I was so impressed with everything else that I forgot to mention that. He is a beautiful dog. But like a good woman, with so many other great qualities looks just sort of pale in significance in my opinion. I hope that came out right. I meant it as a compliment for women and the dog. I'm just going to be quiet now so I don't get in too much trouble.


----------



## Butchsdad (Jan 18, 2008)

They really are magnificent. Butch is actually my first GSD and he is only 14 months old, so I am just starting to scratch the surface of their real potential. So far, though, I just can't seem to find anything that they can't do. If I knew he wouldn't eat whatever we killed I might even take him hunting. I don't think I would have very much game in the freezer, though. I would just have a fat dog.


----------



## mcavan (Nov 2, 2005)

Actually I was looking into things as there is one hunting organization that does not require the dogs to be "sporting" dogs..and I thought that would be so very cool...do worry a little bit about the lack of a "soft" mouth so even if the game was not 'eaten' what might returned to hand might be more than a little mangled!! Navarre loves "marking" games etc...with bumper etc....


----------



## Butchsdad (Jan 18, 2008)

If you teach that dog to hunt I want a puppy!!! I will give up beagles all together.


----------



## lhczth (Apr 5, 2000)

Maybe not mangled, but quite bruised and covered in spit.


----------



## BlackGSD (Jan 4, 2005)

It IS possible to have a non "soft mouthed" breed work out as a hunting dog. My Aussie/Heeler mix can and WILL find and retrieve LIVE Quail and young Pheasants.(Adult pheasants he just catches but cannot retrieve as his mouth is too small. He only weighs 35lbs. So he just pins them to the ground until I can pick them up. Same with Ducks.) ) We used to raise game birds. Several times the men would leave the gate open and the birds would ecsape! Beings that I don't DO "bird dogs", "Wrangler" (the heeler") was elected to find and catch the birds. He never so much as injured one, let alone "mangle" it. This is the same dog that likes nothing more than to catch and kill small "furry" critters.


----------



## Guest (Feb 18, 2008)

> Originally Posted By: mcavanWe also skijor in the winter for fun but have yet to get photos of THAT!!!!

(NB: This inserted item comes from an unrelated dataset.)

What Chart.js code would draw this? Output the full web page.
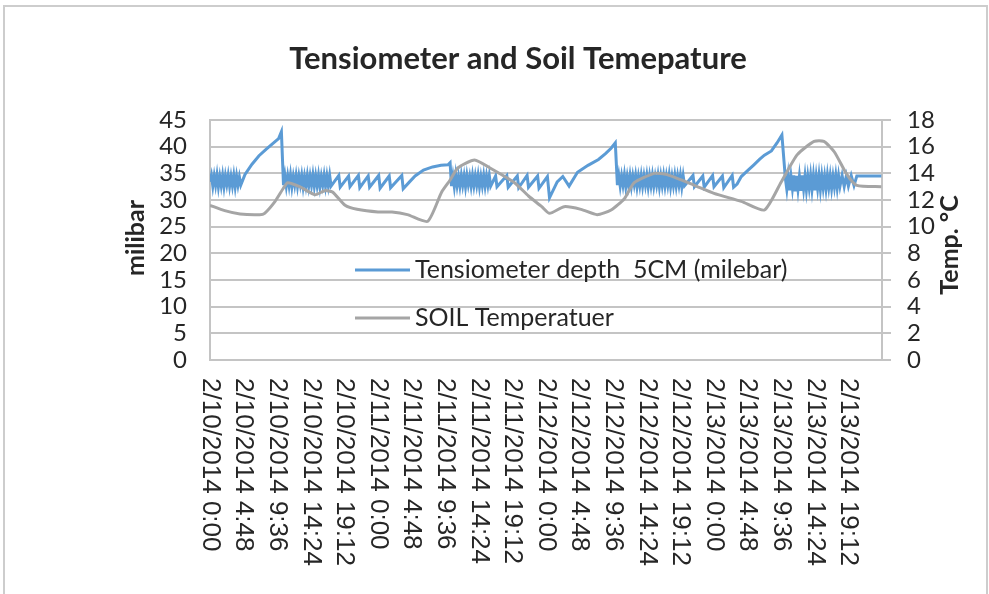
<!DOCTYPE html>
<html>
<head>
<meta charset="utf-8">
<script src="https://cdn.jsdelivr.net/npm/chart.js@4.4.1/dist/chart.umd.min.js"></script>
<style>
    html, body { margin: 0; padding: 0; background: #fff; }
    #wrap { position: relative; width: 989px; height: 594px; overflow: hidden; }
    #frame { position: absolute; left: 3px; top: 5px; width: 985px; height: 620px; border: 2px solid #cdcdcd; box-sizing: border-box; }
    #chart { position: absolute; left: 0; top: 0; }
</style>
</head>
<body>
<div id="wrap">
    <div id="frame"></div>
    <canvas id="chart" width="989" height="594"></canvas>
</div>
<script>
// hours since 2/10/2014 0:00
const xTickHours = [0, 4.8, 9.6, 14.4, 19.2, 24, 28.8, 33.6, 38.4, 43.2, 48, 52.8, 57.6, 62.4, 67.2, 72, 76.8, 81.6, 86.4, 91.2];
const xTickLabels = [
    "2/10/2014 0:00", "2/10/2014 4:48", "2/10/2014 9:36", "2/10/2014 14:24", "2/10/2014 19:12",
    "2/11/2014 0:00", "2/11/2014 4:48", "2/11/2014 9:36", "2/11/2014 14:24", "2/11/2014 19:12",
    "2/12/2014 0:00", "2/12/2014 4:48", "2/12/2014 9:36", "2/12/2014 14:24", "2/12/2014 19:12",
    "2/13/2014 0:00", "2/13/2014 4:48", "2/13/2014 9:36", "2/13/2014 14:24", "2/13/2014 19:12"
];

const tensionHours = [
    0, 0.2, 0.4, 0.6, 0.8, 1.0, 1.2, 1.4, 1.6, 1.8, 2.0, 2.2, 2.4, 2.6, 2.8, 3.0, 3.2, 3.4, 3.6, 3.8, 4.0, 4.2, 4.4,
    5.0, 6.0, 7.0, 8.0, 9.0, 9.8, 10.2, 10.5,
    10.7, 10.9, 11.1, 11.3, 11.5, 11.7, 11.9, 12.1, 12.3, 12.5, 12.7, 12.9, 13.1, 13.3, 13.5, 13.7, 13.9,
    14.1, 14.3, 14.5, 14.7, 14.9, 15.1, 15.3, 15.5, 15.7, 15.9, 16.1, 16.3, 16.5, 16.7, 16.9, 17.1,
    17.3, 18.4, 18.6, 19.8, 20.0, 21.2, 21.4, 22.6, 22.8, 24.1, 24.3, 25.6, 25.8, 27.4, 27.6,
    28.5, 29.3, 30.5, 31.8, 33.0, 34.0, 34.3, 34.5,
    34.7, 34.9, 35.1, 35.3, 35.5, 35.7, 35.9, 36.1, 36.3, 36.5, 36.7, 36.9, 37.1, 37.3,
    37.5, 37.7, 37.9, 38.1, 38.3, 38.5, 38.7, 38.9, 39.1, 39.3, 39.5, 39.7, 39.9, 40.1,
    40.8, 41.0, 42.4, 42.6, 43.9, 44.1, 45.3, 45.5, 46.8, 47.0, 48.2, 48.5,
    49.6, 50.4, 51.3, 52.5, 54.0, 55.5, 56.5, 57.3, 57.9, 58.2,
    58.4, 58.6, 58.8, 59.0, 59.2, 59.4, 59.6, 59.8, 60.0, 60.2, 60.4, 60.6, 60.8, 61.0, 61.2, 61.4,
    61.6, 61.8, 62.0, 62.2, 62.4, 62.6, 62.8, 63.0, 63.2, 63.4, 63.6, 63.8, 64.0, 64.2, 64.4, 64.6,
    64.8, 65.0, 65.2, 65.4, 65.6, 65.8, 66.0, 66.2, 66.4, 66.6, 66.8, 67.0, 67.2, 67.4, 67.6, 67.8,
    69.0, 69.2, 70.4, 70.6, 71.8, 72.0, 73.2, 73.4, 74.6, 74.8, 75.3,
    75.9, 76.8, 77.7, 78.5, 79.2, 80.2, 81.0, 81.7, 82.2,
    82.4, 82.6, 82.8, 83.0, 83.2, 83.4, 83.6, 83.8, 84.0, 84.2, 84.4, 84.6, 84.8, 85.0, 85.2, 85.4,
    85.6, 85.8, 86.0, 86.2, 86.4, 86.6, 86.8, 87.0, 87.2, 87.4, 87.6, 87.8, 88.0, 88.2, 88.4, 88.6,
    88.8, 89.0, 89.2, 89.4, 89.6, 89.8, 90.0, 90.3, 90.6, 90.9, 91.2, 91.6, 92.0, 92.4, 95.9
];
const tensionValues = [
    33.4, 34.6, 32.6, 34.5, 32.8, 34.7, 32.5, 34.4, 32.7, 34.6, 32.5, 34.5, 32.9, 34.6, 32.6, 34.4, 32.7, 34.6, 32.5, 34.5, 32.8, 34.3, 32.8,
    34.8, 36.7, 38.3, 39.5, 40.6, 41.5, 42.8, 32.8,
    34.6, 32.6, 34.5, 32.7, 34.7, 32.5, 34.4, 32.8, 34.6, 32.6, 34.5, 32.9, 34.6, 32.5, 34.4, 32.7, 34.6,
    32.6, 34.5, 32.8, 34.7, 32.6, 34.5, 32.7, 34.6, 32.5, 34.4, 32.8, 34.6, 32.6, 34.5, 32.7, 34.6,
    32.6, 34.6, 32.4, 34.5, 32.5, 34.6, 32.3, 34.5, 32.4, 34.6, 32.2, 34.5, 32.3, 34.6, 32.1,
    33.4, 34.5, 35.6, 36.2, 36.5, 36.6, 37.0, 32.6,
    34.5, 32.5, 34.7, 32.7, 34.4, 32.6, 34.6, 32.8, 34.5, 32.5, 34.6, 32.9, 34.4, 32.6,
    34.6, 32.7, 34.5, 32.8, 34.6, 32.5, 34.4, 32.7, 34.6, 32.6, 34.5, 32.8, 34.6, 32.6,
    34.5, 32.5, 34.6, 32.4, 34.5, 32.3, 34.6, 32.4, 34.5, 32.2, 34.4, 30.4,
    33.4, 34.4, 32.6, 35.2, 36.5, 37.6, 38.7, 39.7, 40.7, 32.8,
    34.6, 32.6, 34.5, 32.8, 34.7, 32.5, 34.4, 32.7, 34.6, 32.6, 34.5, 32.9, 34.6, 32.5, 34.4, 32.7,
    34.6, 32.6, 34.5, 32.8, 34.6, 32.5, 34.5, 32.7, 34.6, 32.6, 34.4, 32.8, 34.6, 32.5, 34.5, 32.7,
    34.6, 32.6, 34.5, 32.8, 34.7, 32.5, 34.4, 32.7, 34.6, 32.6, 34.5, 32.8, 34.6, 32.5, 34.5, 32.7,
    34.6, 32.5, 34.5, 32.4, 34.6, 32.5, 34.5, 32.3, 34.6, 32.4, 33.0,
    34.4, 35.5, 36.6, 37.6, 38.4, 39.2, 40.7, 42.2, 34.0,
    32.0, 34.5, 31.8, 34.4, 32.2, 34.6, 31.6, 34.5, 32.0, 34.4, 31.7, 34.6, 32.1, 34.5, 31.9, 34.4,
    32.3, 34.6, 32.0, 34.5, 31.8, 34.4, 32.2, 34.6, 32.0, 34.5, 32.3, 34.4, 32.1, 34.6, 32.4, 34.5,
    32.2, 34.4, 32.5, 34.6, 32.3, 34.5, 32.6, 34.6, 32.5, 34.5, 32.6, 34.6, 32.7, 34.5, 34.5
];

const tempHours = [
    0, 2.1, 4.3, 7.1, 7.8, 9.3, 10.5, 11.1, 12.8, 15.0, 16.4, 17.5, 19.3, 21.0, 24.0, 26.0, 28.2, 31.1,
    33.1, 34.3, 35.4, 37.8, 40.0, 43.5, 45.5, 47.4, 48.5, 50.6, 53.0, 55.3, 57.3, 59.2, 60.6, 63.5,
    65.3, 69.2, 72.0, 75.9, 79.2, 81.6, 83.9, 86.3, 87.7, 89.2, 91.0, 92.4, 95.9
];
const tempValues = [
    11.6, 11.2, 10.95, 10.9, 11.0, 11.9, 12.9, 13.3, 13.0, 12.4, 12.7, 12.6, 11.6, 11.3, 11.1, 11.1, 10.9, 10.4,
    12.6, 13.5, 14.4, 15.0, 14.4, 13.3, 12.3, 11.5, 11.0, 11.5, 11.3, 10.9, 11.25, 12.1, 13.3, 14.0,
    13.9, 13.1, 12.5, 11.9, 11.25, 13.35, 15.4, 16.4, 16.4, 15.6, 13.9, 13.1, 13.0
];

const tensionColor = "#5b9bd5";
const tempColor = "#a5a5a5";
const textColor = "#262626";
const gridColor = "#c4c4c4";

function toPoints(xs, ys) {
    return xs.map((x, i) => ({ x, y: ys[i] }));
}

const overlayPlugin = {
    id: "overlay",
    afterDraw(chart) {
        const ctx = chart.ctx;
        const xScale = chart.scales.x;
        const area = chart.chartArea;
        ctx.save();

        // title
        ctx.fillStyle = textColor;
        ctx.font = "bold 31px Lato";
        ctx.textAlign = "center";
        ctx.textBaseline = "middle";
        ctx.fillText("Tensiometer and Soil Temepature", 518, 59);

        // x labels, rotated clockwise
        ctx.font = "26px 'Liberation Sans'";
        ctx.textAlign = "left";
        xTickHours.forEach((h, i) => {
            const px = xScale.getPixelForValue(h);
            ctx.save();
            ctx.translate(px, area.bottom + 18);
            ctx.rotate(Math.PI / 2);
            ctx.fillText(xTickLabels[i], 0, 0);
            ctx.restore();
        });

        // axis titles
        ctx.font = "bold 25px Lato";
        ctx.textAlign = "center";
        ctx.save();
        ctx.translate(136, 238);
        ctx.rotate(-Math.PI / 2);
        ctx.fillText("milibar", 0, 0);
        ctx.restore();
        ctx.save();
        ctx.translate(950, 245);
        ctx.rotate(-Math.PI / 2);
        ctx.fillText("Temp. °C", 0, 0);
        ctx.restore();

        // legend inside the plot
        const legendItems = [
            { text: "Tensiometer depth  5CM (milebar)", color: tensionColor, y: area.top + 150 },
            { text: "SOIL Temperatuer", color: tempColor, y: area.top + 198 }
        ];
        ctx.font = "25px Lato";
        ctx.textAlign = "left";
        legendItems.forEach((item) => {
            ctx.strokeStyle = item.color;
            ctx.lineWidth = 3;
            ctx.beginPath();
            ctx.moveTo(area.left + 145, item.y);
            ctx.lineTo(area.left + 200, item.y);
            ctx.stroke();
            ctx.fillStyle = textColor;
            ctx.fillText(item.text, area.left + 205, item.y);
        });
        ctx.restore();
    }
};

new Chart(document.getElementById("chart"), {
    type: "line",
    data: {
        datasets: [
            {
                label: "Tensiometer depth  5CM (milebar)",
                data: toPoints(tensionHours, tensionValues),
                borderColor: tensionColor,
                borderWidth: 3,
                pointRadius: 0,
                tension: 0,
                yAxisID: "y",
                order: 2
            },
            {
                label: "SOIL Temperatuer",
                data: toPoints(tempHours, tempValues),
                borderColor: tempColor,
                borderWidth: 3,
                pointRadius: 0,
                tension: 0.2,
                yAxisID: "y1",
                order: 1
            }
        ]
    },
    options: {
        responsive: false,
        animation: false,
        layout: { padding: { top: 120, left: 0, right: 0, bottom: 0 } },
        plugins: {
            legend: { display: false },
            tooltip: { enabled: false },
            title: { display: false }
        },
        scales: {
            x: {
                type: "linear",
                min: 0,
                max: 96,
                afterBuildTicks: (scale) => {
                    scale.ticks = xTickHours.map((v) => ({ value: v }));
                },
                afterFit: (scale) => { scale.height = 234; },
                ticks: { display: false },
                grid: { display: false },
                border: { display: true, color: gridColor, width: 2 }
            },
            y: {
                position: "left",
                min: 0,
                max: 45,
                afterFit: (scale) => { scale.width = 210; },
                ticks: {
                    stepSize: 5,
                    autoSkip: false,
                    color: textColor,
                    padding: 23,
                    font: { family: "Lato", size: 24 }
                },
                grid: { color: gridColor, lineWidth: 2, drawTicks: false },
                border: { display: true, color: gridColor, width: 2 }
            },
            y1: {
                position: "right",
                min: 0,
                max: 18,
                afterFit: (scale) => { scale.width = 107; },
                ticks: {
                    stepSize: 2,
                    autoSkip: false,
                    color: textColor,
                    padding: 16,
                    font: { family: "Lato", size: 24 }
                },
                grid: { drawOnChartArea: false, color: gridColor, lineWidth: 2, tickLength: 9 },
                border: { display: true, color: gridColor, width: 2 }
            }
        }
    },
    plugins: [overlayPlugin]
});
</script>
</body>
</html>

Well you really _have_ to you know! You may have noticed from this section that I'm quite active skijoring with Odin & Frigga. They enjoy it so much I'm already planning on getting a sulky for them for the warmer months.

BTW, I think I've seen you with Navarre dock diving on the Outdoor Channel here.


----------



## mcavan (Nov 2, 2005)

Sad to say we have never made it on TV for dock diving but we can always "dream"LOL! ...we really just skijor for fun on our dead end road or in the yard as I am just not a good enough skier anymore to think about competing or going out with others that are any good!! I will try and get some photos though so people can point and laugh at my expression while I am telling Navarre "easy, easy" "easy" all the time!!! My SO loved to have him follow the van and see how fast he can get Navarre to go but last time we tried it we got going WAY faster than I wanted to hit the ground at so we do not do THAT anymore!!!


----------



## sleachy (Aug 10, 2001)

I also have a GSD with a Dock Dogs title...
Here are a couple pics of Tooz earning her Junior Jumpers title:
Dock Dogs Quakertown PA June 07 (pic 1) 
Dock Dogs Quakertown PA June 07 (pic 2) 


> Quote:Isn't this something wonderfully special about GSDs as they CAN do some many different things...


I totally agree! There is nothing a GSD can't be trained to do! My GSD has also done retriever work with ducks. If we could find a club that would have us, I would join!


----------



## mmmontgomery (Jul 13, 2004)

Is dock diving hard on the elbows? I'd love to try it if it is not.


----------



## Timber1 (May 19, 2007)

I have been involved with Dock Diving for the past two years, but not with my German Shepherd. My son has a yellow lab named "Jumpin George". The dog's greatest pleasure is dock diving, and we hope he will qualify for the world championships this year.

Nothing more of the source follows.